Overview

This report presents Impala AI's performance results on the DeepSeek Reasoning for MLPerf Inference benchmark, the industry-standard evaluation for large language model serving. The DeepSeek Reasoning for MLPerf Inference v5.1 (offline on 8xB200) benchmark was designed to measure real-world throughput under production conditions using a state-of-the-art reasoning model on high-end GPU hardware.

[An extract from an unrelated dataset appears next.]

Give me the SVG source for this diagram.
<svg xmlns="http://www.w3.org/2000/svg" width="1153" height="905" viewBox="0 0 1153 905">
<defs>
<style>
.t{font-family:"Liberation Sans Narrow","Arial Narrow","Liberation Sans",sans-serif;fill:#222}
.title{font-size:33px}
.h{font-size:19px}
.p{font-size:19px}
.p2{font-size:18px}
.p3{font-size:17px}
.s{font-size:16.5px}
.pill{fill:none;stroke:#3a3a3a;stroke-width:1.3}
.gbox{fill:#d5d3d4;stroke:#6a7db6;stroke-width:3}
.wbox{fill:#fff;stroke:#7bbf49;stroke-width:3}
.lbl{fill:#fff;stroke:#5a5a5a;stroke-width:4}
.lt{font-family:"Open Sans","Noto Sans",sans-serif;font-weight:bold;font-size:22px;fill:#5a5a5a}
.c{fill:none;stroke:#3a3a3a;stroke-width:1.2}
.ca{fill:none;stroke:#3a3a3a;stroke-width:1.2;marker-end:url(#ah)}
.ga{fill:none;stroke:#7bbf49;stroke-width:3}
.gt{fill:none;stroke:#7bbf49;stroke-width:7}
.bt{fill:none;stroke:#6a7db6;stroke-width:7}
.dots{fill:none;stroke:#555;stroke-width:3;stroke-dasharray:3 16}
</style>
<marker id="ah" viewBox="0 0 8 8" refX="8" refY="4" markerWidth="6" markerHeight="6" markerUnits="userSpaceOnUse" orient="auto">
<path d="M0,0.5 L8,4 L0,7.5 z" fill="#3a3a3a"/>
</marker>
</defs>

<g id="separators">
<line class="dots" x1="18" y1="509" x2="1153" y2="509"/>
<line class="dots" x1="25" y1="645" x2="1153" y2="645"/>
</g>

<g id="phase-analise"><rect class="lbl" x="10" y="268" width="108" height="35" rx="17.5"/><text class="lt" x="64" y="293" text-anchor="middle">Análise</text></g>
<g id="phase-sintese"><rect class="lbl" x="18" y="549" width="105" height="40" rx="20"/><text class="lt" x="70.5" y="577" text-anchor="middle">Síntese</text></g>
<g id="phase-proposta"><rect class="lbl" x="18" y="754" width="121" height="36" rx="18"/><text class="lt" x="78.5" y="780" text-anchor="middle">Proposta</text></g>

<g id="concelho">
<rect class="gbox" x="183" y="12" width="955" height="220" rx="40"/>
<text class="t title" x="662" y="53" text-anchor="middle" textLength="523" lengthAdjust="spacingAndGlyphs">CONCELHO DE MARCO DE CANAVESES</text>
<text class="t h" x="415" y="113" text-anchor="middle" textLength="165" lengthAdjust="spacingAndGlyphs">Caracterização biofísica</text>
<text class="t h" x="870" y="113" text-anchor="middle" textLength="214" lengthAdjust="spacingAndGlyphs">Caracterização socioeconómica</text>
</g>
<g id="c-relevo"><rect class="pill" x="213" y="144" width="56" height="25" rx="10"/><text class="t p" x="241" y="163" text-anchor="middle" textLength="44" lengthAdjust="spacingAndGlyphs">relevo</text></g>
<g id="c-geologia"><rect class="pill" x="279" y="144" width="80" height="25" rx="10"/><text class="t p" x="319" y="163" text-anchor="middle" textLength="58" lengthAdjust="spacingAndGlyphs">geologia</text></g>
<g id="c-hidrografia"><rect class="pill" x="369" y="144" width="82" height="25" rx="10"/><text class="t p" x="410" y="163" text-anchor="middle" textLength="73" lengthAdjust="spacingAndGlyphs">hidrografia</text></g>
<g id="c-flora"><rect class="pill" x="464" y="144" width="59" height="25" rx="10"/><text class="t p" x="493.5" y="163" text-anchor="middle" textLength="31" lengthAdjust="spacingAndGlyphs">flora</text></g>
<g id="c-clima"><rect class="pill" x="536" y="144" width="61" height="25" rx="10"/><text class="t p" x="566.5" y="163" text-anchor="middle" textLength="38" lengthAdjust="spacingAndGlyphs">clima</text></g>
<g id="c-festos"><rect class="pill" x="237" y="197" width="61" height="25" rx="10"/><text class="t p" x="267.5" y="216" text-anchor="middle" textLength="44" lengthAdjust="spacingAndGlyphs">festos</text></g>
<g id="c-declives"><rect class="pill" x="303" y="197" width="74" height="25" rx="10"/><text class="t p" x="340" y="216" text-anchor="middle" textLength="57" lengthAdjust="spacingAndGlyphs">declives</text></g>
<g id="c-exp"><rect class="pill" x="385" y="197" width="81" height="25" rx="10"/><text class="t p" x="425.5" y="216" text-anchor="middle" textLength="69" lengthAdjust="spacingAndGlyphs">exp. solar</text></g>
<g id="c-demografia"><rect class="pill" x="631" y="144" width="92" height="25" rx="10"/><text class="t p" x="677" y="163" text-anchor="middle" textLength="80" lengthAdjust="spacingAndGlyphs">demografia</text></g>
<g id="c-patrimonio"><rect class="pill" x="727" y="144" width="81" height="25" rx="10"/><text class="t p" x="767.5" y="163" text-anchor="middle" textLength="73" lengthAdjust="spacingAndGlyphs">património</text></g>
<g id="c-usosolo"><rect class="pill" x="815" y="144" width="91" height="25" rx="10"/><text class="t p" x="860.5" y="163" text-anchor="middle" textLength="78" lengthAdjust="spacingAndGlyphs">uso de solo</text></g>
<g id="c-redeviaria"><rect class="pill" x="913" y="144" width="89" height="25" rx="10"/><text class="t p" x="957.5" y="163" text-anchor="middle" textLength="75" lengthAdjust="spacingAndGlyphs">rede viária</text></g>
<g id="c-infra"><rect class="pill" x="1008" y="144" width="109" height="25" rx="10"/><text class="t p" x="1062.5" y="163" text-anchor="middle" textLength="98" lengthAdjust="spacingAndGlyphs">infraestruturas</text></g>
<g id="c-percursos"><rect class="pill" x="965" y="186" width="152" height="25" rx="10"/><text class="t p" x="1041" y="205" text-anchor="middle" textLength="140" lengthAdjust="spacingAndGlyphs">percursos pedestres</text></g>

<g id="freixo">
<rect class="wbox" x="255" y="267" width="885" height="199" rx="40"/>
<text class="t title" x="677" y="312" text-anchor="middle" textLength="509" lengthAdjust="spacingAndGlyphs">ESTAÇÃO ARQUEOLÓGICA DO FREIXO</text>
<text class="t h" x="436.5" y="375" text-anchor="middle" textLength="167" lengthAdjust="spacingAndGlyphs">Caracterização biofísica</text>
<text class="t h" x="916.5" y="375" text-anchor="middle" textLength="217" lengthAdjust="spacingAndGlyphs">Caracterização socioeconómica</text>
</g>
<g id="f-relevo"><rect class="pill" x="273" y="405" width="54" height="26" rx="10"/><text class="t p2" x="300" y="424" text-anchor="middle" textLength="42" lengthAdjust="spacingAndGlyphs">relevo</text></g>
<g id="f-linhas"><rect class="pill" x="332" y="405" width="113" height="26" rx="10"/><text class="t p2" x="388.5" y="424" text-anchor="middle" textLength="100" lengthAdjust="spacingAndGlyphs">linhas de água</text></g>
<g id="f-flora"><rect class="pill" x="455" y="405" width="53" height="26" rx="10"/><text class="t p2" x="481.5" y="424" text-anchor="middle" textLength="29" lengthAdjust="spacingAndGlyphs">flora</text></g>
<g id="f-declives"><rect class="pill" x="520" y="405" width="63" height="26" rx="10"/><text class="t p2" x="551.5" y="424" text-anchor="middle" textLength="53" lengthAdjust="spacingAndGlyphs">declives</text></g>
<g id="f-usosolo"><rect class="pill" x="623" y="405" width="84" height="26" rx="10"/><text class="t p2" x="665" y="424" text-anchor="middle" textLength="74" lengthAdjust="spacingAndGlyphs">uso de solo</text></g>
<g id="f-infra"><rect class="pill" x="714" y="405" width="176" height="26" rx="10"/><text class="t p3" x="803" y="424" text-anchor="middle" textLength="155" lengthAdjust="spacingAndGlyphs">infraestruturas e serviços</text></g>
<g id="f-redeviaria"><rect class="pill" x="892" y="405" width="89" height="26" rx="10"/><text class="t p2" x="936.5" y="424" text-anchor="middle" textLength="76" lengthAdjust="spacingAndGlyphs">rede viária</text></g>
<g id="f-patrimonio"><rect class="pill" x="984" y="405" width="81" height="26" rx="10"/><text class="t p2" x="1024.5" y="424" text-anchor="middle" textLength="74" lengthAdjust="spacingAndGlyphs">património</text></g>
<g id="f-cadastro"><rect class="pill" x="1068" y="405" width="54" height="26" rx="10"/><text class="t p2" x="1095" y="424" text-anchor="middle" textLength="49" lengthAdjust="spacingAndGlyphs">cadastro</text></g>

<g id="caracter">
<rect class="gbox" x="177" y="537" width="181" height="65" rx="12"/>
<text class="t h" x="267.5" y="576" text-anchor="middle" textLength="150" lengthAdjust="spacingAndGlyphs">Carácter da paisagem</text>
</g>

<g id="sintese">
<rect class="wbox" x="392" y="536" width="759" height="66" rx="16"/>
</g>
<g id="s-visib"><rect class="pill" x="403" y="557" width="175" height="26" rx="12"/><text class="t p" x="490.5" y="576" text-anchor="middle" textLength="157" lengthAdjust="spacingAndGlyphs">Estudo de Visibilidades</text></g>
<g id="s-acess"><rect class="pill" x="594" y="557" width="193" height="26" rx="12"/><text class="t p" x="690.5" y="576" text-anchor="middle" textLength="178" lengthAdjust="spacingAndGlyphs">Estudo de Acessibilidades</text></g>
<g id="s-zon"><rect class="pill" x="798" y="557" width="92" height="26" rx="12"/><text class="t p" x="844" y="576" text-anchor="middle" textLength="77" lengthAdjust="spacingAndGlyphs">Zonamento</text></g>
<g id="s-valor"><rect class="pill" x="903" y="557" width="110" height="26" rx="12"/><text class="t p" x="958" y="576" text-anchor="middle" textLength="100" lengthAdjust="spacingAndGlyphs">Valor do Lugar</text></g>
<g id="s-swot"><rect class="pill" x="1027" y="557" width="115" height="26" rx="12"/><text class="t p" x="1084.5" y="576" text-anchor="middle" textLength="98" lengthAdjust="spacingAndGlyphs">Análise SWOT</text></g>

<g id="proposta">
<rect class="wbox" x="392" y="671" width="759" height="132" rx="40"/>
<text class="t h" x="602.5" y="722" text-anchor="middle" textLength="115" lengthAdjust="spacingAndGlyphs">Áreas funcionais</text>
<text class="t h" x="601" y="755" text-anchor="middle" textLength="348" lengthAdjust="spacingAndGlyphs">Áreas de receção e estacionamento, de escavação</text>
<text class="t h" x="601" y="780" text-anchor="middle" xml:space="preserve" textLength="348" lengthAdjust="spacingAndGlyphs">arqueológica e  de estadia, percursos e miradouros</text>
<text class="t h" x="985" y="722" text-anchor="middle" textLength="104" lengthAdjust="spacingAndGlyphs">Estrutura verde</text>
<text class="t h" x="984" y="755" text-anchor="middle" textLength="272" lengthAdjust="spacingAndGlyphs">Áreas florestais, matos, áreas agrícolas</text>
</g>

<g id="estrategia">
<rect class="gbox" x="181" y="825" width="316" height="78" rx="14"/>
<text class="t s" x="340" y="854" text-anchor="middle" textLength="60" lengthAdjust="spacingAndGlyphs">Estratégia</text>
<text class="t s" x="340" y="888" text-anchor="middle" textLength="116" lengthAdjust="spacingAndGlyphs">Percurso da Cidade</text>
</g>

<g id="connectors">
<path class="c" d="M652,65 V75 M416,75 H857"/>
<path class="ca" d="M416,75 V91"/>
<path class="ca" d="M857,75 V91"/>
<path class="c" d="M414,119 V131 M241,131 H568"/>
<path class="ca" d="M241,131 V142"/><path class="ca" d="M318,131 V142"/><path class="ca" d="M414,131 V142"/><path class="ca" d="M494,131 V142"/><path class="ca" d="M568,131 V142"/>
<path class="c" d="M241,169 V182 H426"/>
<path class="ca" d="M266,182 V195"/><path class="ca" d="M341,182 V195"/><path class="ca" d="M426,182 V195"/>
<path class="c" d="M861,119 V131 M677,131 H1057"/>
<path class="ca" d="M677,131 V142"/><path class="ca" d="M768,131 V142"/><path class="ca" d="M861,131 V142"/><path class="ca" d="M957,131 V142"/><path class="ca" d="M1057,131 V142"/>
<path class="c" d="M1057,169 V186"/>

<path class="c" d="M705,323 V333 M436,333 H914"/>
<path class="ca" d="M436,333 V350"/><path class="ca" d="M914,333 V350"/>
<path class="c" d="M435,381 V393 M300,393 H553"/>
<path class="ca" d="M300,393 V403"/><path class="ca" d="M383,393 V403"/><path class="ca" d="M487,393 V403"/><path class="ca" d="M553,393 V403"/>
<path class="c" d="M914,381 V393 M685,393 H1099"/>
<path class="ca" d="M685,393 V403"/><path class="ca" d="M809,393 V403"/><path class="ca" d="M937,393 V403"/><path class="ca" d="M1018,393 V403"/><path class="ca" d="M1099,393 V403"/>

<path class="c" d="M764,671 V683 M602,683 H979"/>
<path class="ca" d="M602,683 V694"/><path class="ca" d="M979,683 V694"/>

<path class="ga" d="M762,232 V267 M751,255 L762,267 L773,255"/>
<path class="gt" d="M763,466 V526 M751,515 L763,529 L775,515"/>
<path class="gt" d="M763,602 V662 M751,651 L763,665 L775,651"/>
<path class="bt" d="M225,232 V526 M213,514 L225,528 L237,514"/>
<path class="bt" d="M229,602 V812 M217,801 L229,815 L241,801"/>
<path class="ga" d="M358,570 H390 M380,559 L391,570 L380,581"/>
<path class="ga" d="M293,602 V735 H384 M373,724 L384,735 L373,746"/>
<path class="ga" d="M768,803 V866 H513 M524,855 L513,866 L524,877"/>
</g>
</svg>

Impala's MLPerf results demonstrate that Impala’s approach, treating inference cost and scale as a hyperscale problem, explicitly assuming non-stationary and async workloads, delivers significantly  better results. Since the benchmark runs on a predefined setup (model, hardware and networking), the fact that Impala demonstrated a considerable performance increase proves that its Dynamic Inference Engine is able to deliver more throughput at a lower cost. 

Test Configuration

| Workload | Mlperf_deepseek_r1 Reasoning Model Dataset | | -------- | ------------------------------------------- | | Model | Nvidia/DeepSeek-R1-NVFP4 | | Hardware | 8x B200 SXM (AWS P6-B200) |

Impala's platform orchestrated the workload across all 8 GPUs using its Dynamic Inference Engine, automatically adapting to the workloads in the benchmark.

Key Results

Impala throughput vs. industry state of the art results, in tokens/sec

At 29% higher than the Dell baseline and 18.2% higher than Nvidia’s reported results , Impala showed that its dynamic inference engine is able to deliver more throughput, resulting in faster processing and a  lower cost per token, compared to existing inference platforms, without model modifications, rate limits, or reliability trade-offs.

Why These Results Matter

Most inference platforms are optimized for chat-speed latency, minimizing the time it takes to respond to a single user. An example application is an AI customer service agent. 

Impala is optimized for asynchronous, throughput-first, workloads where enterprises need to process millions of records, not answer one question at a time. As the AI application landscape evolves, these new applications are gaining prominence and are where most inference platforms or optimizations break.

Sample use cases where asynchronous workloads require inference that optimizes throughput over latency are:

  • Nightly ETL with AI-enriched transformations
  • Data curation and labeling pipelines (computer vision, NLP)
  • Compliance report generation (financial services, AML/CTF analysis)
  • Document processing and summarization at volume
  • Web scraping and content enrichment
  • MCP agent orchestration
  • Code review / analysis pipelines
  • Multi-step agentic workflows (planning, executing, evaluating, retrying)

Impala assumes that workloads aren’t rigid, and that their variance presents a non-stationary online optimization problem. The workloads in the benchmark exemplify this observation and Impala’s results demonstrate that by dynamically adapting inference to actual workloads, superior throughput and lower costs can be achieved.

The MLPerf benchmark reflects this distinction. The reasoning model dataset (mlperf_deepseek_r1) is a batch workload, containing large volumes of inputs processed in sequence. This is the core use case Impala is designed for: data classification, document processing, synthetic data generation, and content pipelines at scale.

About the benchmark

MLPerf Inference v5.1 introduced DeepSeek-R1 671B as the benchmark suite's first dedicated reasoning model workload, developed by MLCommons' Reasoning LLM Task Force to keep pace with the growing real-world deployment of advanced reasoning systems. The benchmark tests the model across five challenging open datasets, covering advanced mathematics (AIME, MATH500), graduate-level science (GPQA-Diamond), expert knowledge (MMLU-Pro), and live code generation (LiveCodeBench), with a maximum output length of 20,000 tokens, the highest ever used in MLPerf, to allow the model to fully exercise its Chain of Thought reasoning. 

Performance is measured in two scenarios: offline token generation throughput and server throughput constrained by latency thresholds (99th percentile TTFT under 2 seconds, TPOT under 80ms), with accuracy evaluated via exact match for math and multiple-choice tasks and code execution for programming tasks. The reference implementation supports three inference backends - vLLM, SGLang, and PyTorch - and the addition of this 671B-parameter, mixture-of-experts model means MLPerf now covers the full spectrum of language model benchmarking, from 7B to 671B parameters, across both reasoning and non-reasoning architectures.